I used to think: More data means more insight.
Actually: Cognitive overload means less action. Focus on 5-7 metrics maximum. Three leading, three lagging, one strategic. Anything more dilutes attention and creates analysis paralysis.

7 Now You Try — Interview Warm-Up

🎯 Interactive Exercise

Scenario: Management introduces a bonus tied to "automation coverage percentage." Within two sprints, coverage jumps from 45% to 82%. You inspect the new tests and find most have no assertions, many are duplicates with different names, and several test paths that don't exist in production.

What do you do?

Your action plan:

  1. Immediate: Halt the bonus program before more damage is done. Document the gaming behaviour with specific examples.
  2. Replace the metric: Switch from "coverage %" to "meaningful coverage of critical paths" with automated assertion quality checks (e.g., SonarQube rules).
  3. Add guardrails: Require code review for all tests. Flag tests with no assertions or duplicate logic in CI.
  4. Educate leadership: Explain that metrics drive behaviour. The wrong metric creates the wrong behaviour. Propose a balanced scorecard: coverage + flake rate + escape rate + deployment frequency.
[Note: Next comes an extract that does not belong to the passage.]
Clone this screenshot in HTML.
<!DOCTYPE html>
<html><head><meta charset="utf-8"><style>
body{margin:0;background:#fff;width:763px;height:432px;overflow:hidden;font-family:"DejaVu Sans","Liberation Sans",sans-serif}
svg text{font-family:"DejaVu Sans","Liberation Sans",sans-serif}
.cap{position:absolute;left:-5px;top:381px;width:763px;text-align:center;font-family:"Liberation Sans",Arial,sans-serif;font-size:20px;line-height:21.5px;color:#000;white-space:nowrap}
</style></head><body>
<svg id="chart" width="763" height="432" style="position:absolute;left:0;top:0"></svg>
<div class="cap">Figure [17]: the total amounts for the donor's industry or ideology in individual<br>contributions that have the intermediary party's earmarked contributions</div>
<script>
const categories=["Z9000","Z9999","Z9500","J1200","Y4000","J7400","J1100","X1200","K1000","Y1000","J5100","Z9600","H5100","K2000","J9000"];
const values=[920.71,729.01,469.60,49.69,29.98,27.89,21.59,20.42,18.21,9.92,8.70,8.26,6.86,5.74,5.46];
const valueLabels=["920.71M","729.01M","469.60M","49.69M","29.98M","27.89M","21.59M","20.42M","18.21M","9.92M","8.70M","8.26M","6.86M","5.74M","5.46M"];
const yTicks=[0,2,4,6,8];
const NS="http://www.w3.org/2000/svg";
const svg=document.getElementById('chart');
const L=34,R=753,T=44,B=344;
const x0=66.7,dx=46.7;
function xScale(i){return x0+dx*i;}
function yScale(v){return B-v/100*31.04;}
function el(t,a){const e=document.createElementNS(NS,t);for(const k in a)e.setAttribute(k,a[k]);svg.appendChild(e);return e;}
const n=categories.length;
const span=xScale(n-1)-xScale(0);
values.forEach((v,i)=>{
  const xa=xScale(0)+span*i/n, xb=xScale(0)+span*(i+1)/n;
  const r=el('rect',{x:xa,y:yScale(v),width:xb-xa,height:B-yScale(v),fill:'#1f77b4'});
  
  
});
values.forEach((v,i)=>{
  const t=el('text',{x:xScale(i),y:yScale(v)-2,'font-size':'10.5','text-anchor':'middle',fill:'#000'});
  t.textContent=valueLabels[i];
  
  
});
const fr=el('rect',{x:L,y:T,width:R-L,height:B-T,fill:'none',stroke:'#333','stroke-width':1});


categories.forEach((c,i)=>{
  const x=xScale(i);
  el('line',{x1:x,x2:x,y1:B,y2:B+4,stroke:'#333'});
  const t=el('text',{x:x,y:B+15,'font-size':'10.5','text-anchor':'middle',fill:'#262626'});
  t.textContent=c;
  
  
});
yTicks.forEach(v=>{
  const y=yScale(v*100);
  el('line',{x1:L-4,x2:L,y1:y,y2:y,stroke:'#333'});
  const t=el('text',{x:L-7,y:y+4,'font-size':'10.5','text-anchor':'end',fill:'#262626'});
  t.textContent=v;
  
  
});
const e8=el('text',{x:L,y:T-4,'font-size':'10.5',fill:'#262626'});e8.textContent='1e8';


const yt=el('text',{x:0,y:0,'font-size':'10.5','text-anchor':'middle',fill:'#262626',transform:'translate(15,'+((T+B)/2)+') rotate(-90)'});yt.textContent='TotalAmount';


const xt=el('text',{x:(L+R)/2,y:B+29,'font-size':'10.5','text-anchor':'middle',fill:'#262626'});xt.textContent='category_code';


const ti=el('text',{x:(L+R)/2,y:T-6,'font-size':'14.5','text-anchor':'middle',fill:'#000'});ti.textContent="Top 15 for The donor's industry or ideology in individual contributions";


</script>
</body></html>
8 Self-Check — Can You Actually Do This?

Click each question to reveal the answer. If you got all three, you're ready to practice.

Q1. What is the difference between a leading and lagging indicator?

Leading indicators predict future performance (e.g., flake rate, coverage growth). Lagging indicators measure past outcomes (e.g., production defects, escape rate). Optimise leading indicators to influence lagging outcomes.

Q2. What are the five DORA metrics?

Deployment Frequency, Lead Time for Changes, Failed Deployment Recovery Time (MTTR), Change Failure Rate, and Rework Rate. These measure both speed and stability of software delivery.

Q3. How do you prevent metric gaming?

Pair metrics with quality guardrails, require independent audit, tie rewards to outcomes not activities, and use multiple balanced metrics rather than a single target. Never incentivise a metric without verifying the behaviour it produces.